The Iraqi government has launched an inquiry into events surrounding the arrest of the British soldiers on Monday, both thought to be members of the SAS elite special forces.

Iraq's interior ministry ordered the police force in the southern city of Basra to release the soldiers - but that order was ignored.

The British Army confirmed the troops had been handed over by police to a Shia militia group.

Mr Rubaie told Newsnight: "Our Iraqi security forces in general, and these in particular and in many parts of Iraq, I have to admit that they have been penetrated by some of the insurgents, some of the terrorists as well, so I can't deny this."

He said Iraq now had "a very scrupulous, very meticulous vetting procedure" to "clean our security forces, as well as stop any penetration in future from the insurgents or the terrorists".

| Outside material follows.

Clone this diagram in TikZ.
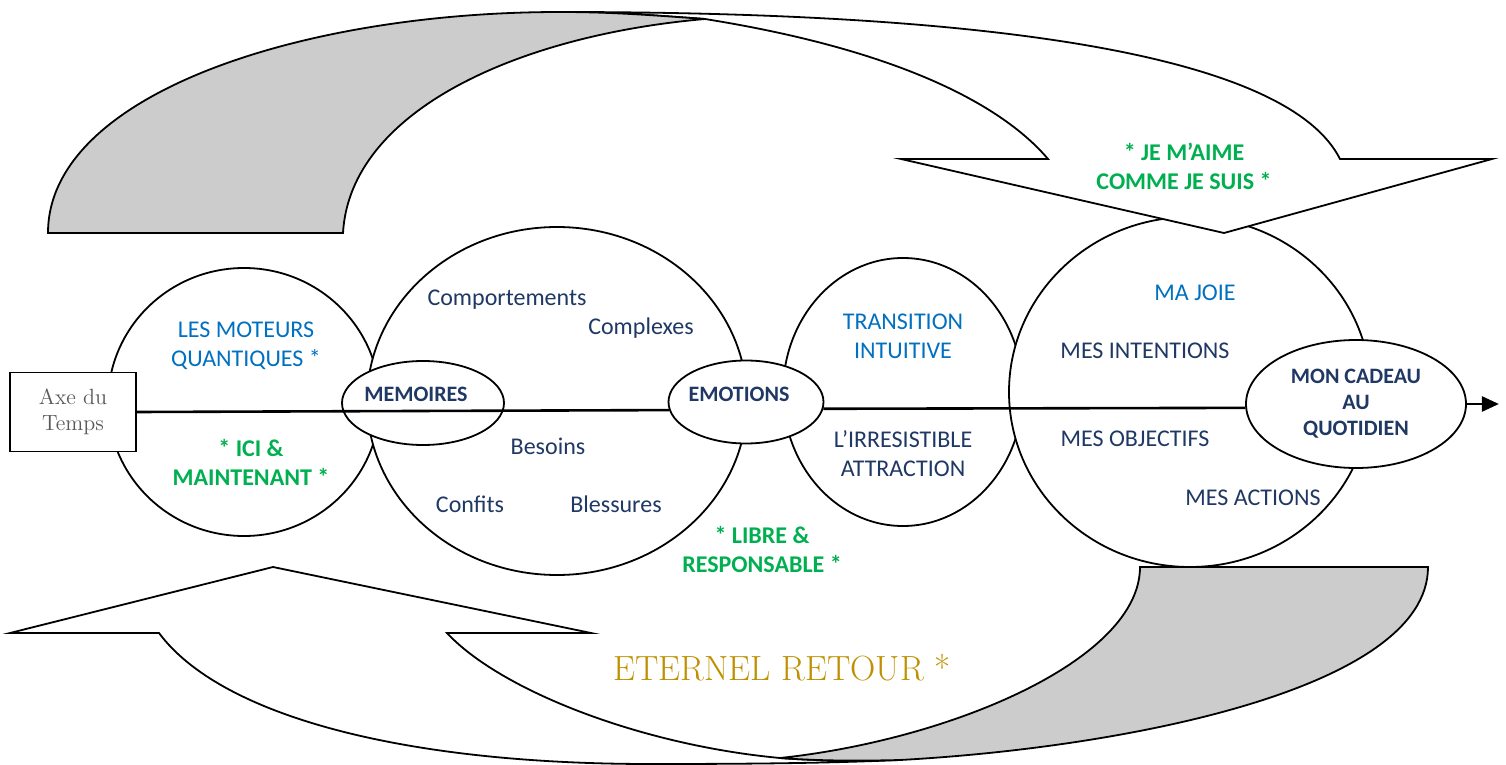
\documentclass[tikz,border=0pt]{standalone}
\usepackage{fontspec}
\newfontfamily\calibri{Carlito}
\usepackage{tikz}
\usetikzlibrary{arrows.meta,positioning,shapes.geometric}
\definecolor{bleu}{HTML}{0070C0}
\definecolor{marine}{HTML}{1F3864}
\definecolor{vert}{HTML}{00B050}
\definecolor{ocre}{HTML}{BF9000}
\definecolor{fond}{HTML}{CCCCCC}
\definecolor{gristexte}{HTML}{595959}

\begin{document}
\begin{tikzpicture}[x=0.5pt, y=-0.5pt, line width=0.9pt,
  bulle/.style={draw, ellipse, fill=white, inner sep=0pt},
  txt/.style={font=\calibri\fontsize{12}{14.5}\selectfont, align=center, inner sep=0pt, text=marine, yshift=-0.75pt},
  gras/.style={font=\calibri\bfseries\fontsize{11}{13}\selectfont, align=center, inner sep=0pt, text=marine},
  devise/.style={font=\calibri\bfseries\fontsize{12}{14.5}\selectfont, align=center, inner sep=0pt, text=vert}]
  \useasboundingbox (0,0) rectangle (1506,765);

  \node (moteurs) [bulle, minimum width=136pt, minimum height=134pt] at (244,402) {};
  \node (vecu) [bulle, minimum width=190pt, minimum height=174pt] at (557,401) {};
  \node (transition) [bulle, minimum width=120pt, minimum height=134pt] at (903,392) {};
  \node (projet) [bulle, minimum width=181pt, minimum height=175pt] at (1190,392) {};
  \node (memoires) [bulle, minimum width=81pt, minimum height=42pt] at (423,403) {};
  \node (emotions) [bulle, minimum width=77.5pt, minimum height=41.5pt] at (746,402) {};
  \node (cadeau) [bulle, gras, minimum width=110pt, minimum height=64pt] at (1356,404) {MON CADEAU\\AU\\QUOTIDIEN};
  \node (axe) [draw, fill=white, inner sep=0pt, minimum width=63pt, minimum height=39.5pt,
    align=center, text=gristexte, font=\fontsize{11}{13}\selectfont] at (73,412) {Axe du\\Temps};
  \coordinate [right=16pt of cadeau.east] (fin);

  \draw[line width=1.3pt] (axe.east) -- (emotions.186);
  \draw[line width=1.3pt] (emotions.-5) -- (cadeau.182);
  \draw[line width=1.3pt, -{Triangle[length=8.5pt,width=7.5pt]}] (cadeau.east) -- (fin);

  \filldraw[fill=white] (560,12) .. controls (1020,12) and (1290,60) .. (1340,159) -- (1492,159)
    -- (1224,233) -- (901,159) -- (1048,159) .. controls (1015,120) and (930,55) .. (705,19)
    .. controls (650,15) and (610,12) .. (560,12) -- cycle;
  \filldraw[fill=fond] (48,233) -- (343,233) .. controls (350,110) and (520,35) .. (705,19)
    .. controls (650,15) and (610,12) .. (560,12) .. controls (300,12) and (48,95) .. (48,233) -- cycle;

  \filldraw[fill=white] (159,633) .. controls (220,715) and (400,764) .. (650,764)
    .. controls (760,764) and (830,763) .. (900,760) .. controls (860,761) and (820,761) .. (780,758)
    .. controls (640,745) and (500,690) .. (447,633) -- (591,633) -- (273,567) -- (10,633) -- cycle;
  \filldraw[fill=fond] (1140,567) -- (1428,567) .. controls (1428,690) and (1120,748) .. (900,760)
    .. controls (860,761) and (820,761) .. (780,758) .. controls (950,740) and (1140,660) .. (1140,567) -- cycle;

  \node (moteursT) [txt, text=bleu] at (246,344) {LES MOTEURS\\QUANTIQUES *};
  \node (ici) [devise] at (251,462) {* ICI \&\\MAINTENANT *};
  \node (comport) [txt] at (507,298) {Comportements};
  \node (complexes) [txt] at (641,327) {Complexes};
  \node (besoins) [txt] at (548,445) {Besoins};
  \node (confits) [txt] at (470,503) {Confits};
  \node (blessures) [txt] at (616,503) {Blessures};
  \node (memoiresT) [gras] at (416,394) {MEMOIRES};
  \node (emotionsT) [gras] at (739,394) {EMOTIONS};
  \node (transT) [txt, text=bleu] at (903,335) {TRANSITION\\INTUITIVE};
  \node (attraction) [txt] at (903,452) {L’IRRESISTIBLE\\ATTRACTION};
  \node (libre) [devise] at (762,549) {* LIBRE \&\\RESPONSABLE *};
  \node (joie) [txt, text=bleu] at (1195,291) {MA JOIE};
  \node (intentions) [txt] at (1145,349) {MES INTENTIONS};
  \node (objectifs) [txt] at (1135,437) {MES OBJECTIFS};
  \node (actions) [txt] at (1253,496) {MES ACTIONS};
  \node (aime) [devise] at (1184,166) {* JE M’AIME\\COMME JE SUIS *};
  \node (retour) [font=\fontsize{17.5}{20}\selectfont, text=ocre, inner sep=0pt] at (782,668) {ETERNEL RETOUR *};
\end{tikzpicture}
\end{document}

He admitted he did not know to what extent the security forces were already infiltrated by insurgents.

Criminals in ranks

However, Mr Rubaie criticised the British military's use of force instead of negotiation in freeing its troops on Monday.

"They could have been freed in a much more peaceful, much more friendly and amicable way than that," he said.

Lessons would be learned so that similar incidents could be avoided in the future, he said.

A report released by the US defence department in July said Iraq's police force was recruiting insurgents and former criminals to its ranks.

It blamed poor vetting procedures and recommended that the quality of records at Iraq's interior ministry be checked.